Issue 2: Sender Keeping State

Suggested that we not change from what the draft says. Noted that point "minimum info from IMDN" is critical, and we can do things like validate that a specific message arrived with current text. Noted also that clienst are likely to throw away IMDNs for which they don't have stored state. Suggested that we adjust wording in draft to not talk about state, but about the minimization of information in IMDN itself.

 

Issue 3: No Disposition time in IMDN

Question (Cullen): Is there another date around that would have to be reconciled? Suggested that the draft should say "Don't trust any dates but what you get from the transport protocol. Question: How does this affect record requirements for financial industries? Answer: draft says "don't do this with IMDN". Other workarounds exist.

 

Issue 4: Recipient of IMDN can appear to be different from sender.
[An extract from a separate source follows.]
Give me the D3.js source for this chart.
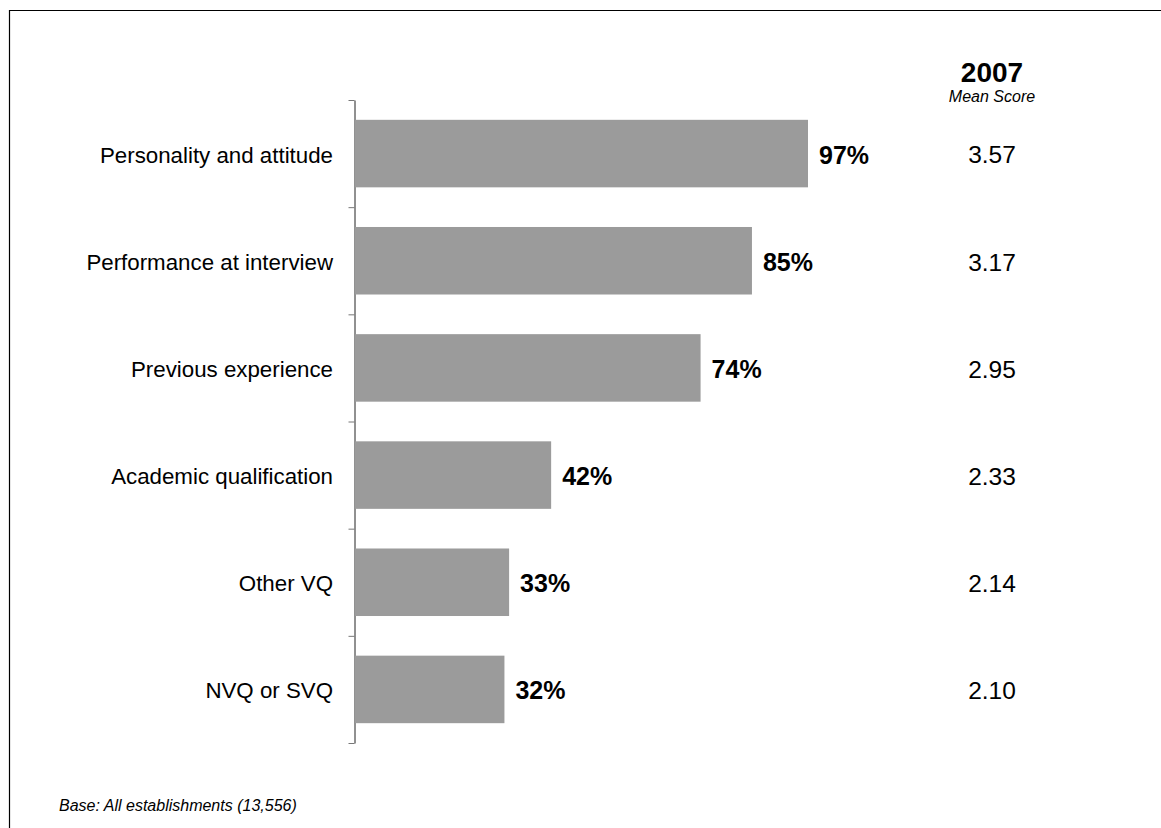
<!DOCTYPE html>
<html>
<head>
<meta charset="utf-8">
<script src="https://cdn.jsdelivr.net/npm/d3@7"></script>
<style>
  html, body { margin: 0; padding: 0; background: #fff; }
  svg { display: block; font-family: "Liberation Sans", Arial, Helvetica, sans-serif; }
</style>
</head>
<body>
<svg id="chart" width="1161" height="828"></svg>
<script>
// Factors considered when recruiting: share of establishments and mean score
const categories = [
  "Personality and attitude",
  "Performance at interview",
  "Previous experience",
  "Academic qualification",
  "Other VQ",
  "NVQ or SVQ"
];
const percentValues = [97, 85, 74, 42, 33, 32];
const meanScores = ["3.57", "3.17", "2.95", "2.33", "2.14", "2.10"];
const columnYear = "2007";
const columnSubtitle = "Mean Score";
const baseNote = "Base: All establishments (13,556)";

const svg = d3.select("#chart");

// Frame (top and left edges)
svg.append("path")
  .attr("d", "M9.5,828 V10.5 H1161")
  .attr("fill", "none")
  .attr("stroke", "#000")
  .attr("stroke-width", 1.2);

const axisX = 354;
const plotTop = 100, plotBottom = 743;

const y = d3.scaleBand()
  .domain(categories)
  .range([plotTop, plotBottom])
  .paddingInner(0.37)
  .paddingOuter(0.185);

const x = d3.scaleLinear().domain([0, 100]).range([axisX + 1, 822]);

// Category axis with ticks on band boundaries
const boundary = d3.scaleLinear().domain([0, categories.length]).range([plotTop, plotBottom]);
const axisG = svg.append("g")
  .attr("transform", `translate(${axisX + 0.5},0)`)
  .call(d3.axisLeft(boundary).ticks(categories.length).tickSize(6).tickSizeOuter(0).tickFormat(""));
axisG.select(".domain").attr("stroke", "#222");
axisG.selectAll(".tick line").attr("stroke", "#777").attr("stroke-width", 1);

// Bars
svg.append("g").selectAll("rect")
  .data(categories)
  .join("rect")
  .attr("x", x(0))
  .attr("y", d => y(d))
  .attr("width", (d, i) => x(percentValues[i]) - x(0))
  .attr("height", y.bandwidth())
  .attr("fill", "#9b9b9b");

// Category labels
svg.append("g").selectAll("text")
  .data(categories)
  .join("text")
  .attr("x", axisX - 21)
  .attr("y", d => y(d) + y.bandwidth() / 2)
  .attr("dy", "0.4em")
  .attr("text-anchor", "end")
  .attr("font-size", 22.3)
  .attr("fill", "#000")
  .text(d => d);

// Percentage labels
svg.append("g").selectAll("text")
  .data(categories)
  .join("text")
  .attr("x", (d, i) => x(percentValues[i]) + 11)
  .attr("y", d => y(d) + y.bandwidth() / 2)
  .attr("dy", "0.4em")
  .attr("font-size", 25)
  .attr("font-weight", "bold")
  .attr("fill", "#000")
  .text((d, i) => percentValues[i] + "%");

// Mean score column
const colX = 992;
svg.append("text")
  .attr("x", colX).attr("y", 82)
  .attr("text-anchor", "middle")
  .attr("font-size", 28)
  .attr("font-weight", "bold")
  .text(columnYear);
svg.append("text")
  .attr("x", colX).attr("y", 102)
  .attr("text-anchor", "middle")
  .attr("font-size", 16)
  .attr("font-style", "italic")
  .text(columnSubtitle);

svg.append("g").selectAll("text")
  .data(categories)
  .join("text")
  .attr("x", colX)
  .attr("y", d => y(d) + y.bandwidth() / 2)
  .attr("dy", "0.4em")
  .attr("text-anchor", "middle")
  .attr("font-size", 24.5)
  .attr("fill", "#000")
  .text((d, i) => meanScores[i]);

// Base note
svg.append("text")
  .attr("x", 59).attr("y", 811)
  .attr("font-size", 16)
  .attr("font-style", "italic")
  .text(baseNote);
</script>
</body>
</html>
draft suggests authenticated transport for IM transport. Question raised: There are use cases for sending IMDN via different transport than message. For example, MSRP answering machine that stores a message for later playback might use email for IMDN or other non-session thing. Ted suggest that we "minimize complexity". Poll: Anybody here need this feature? None in room. Resolved to double-check this on list.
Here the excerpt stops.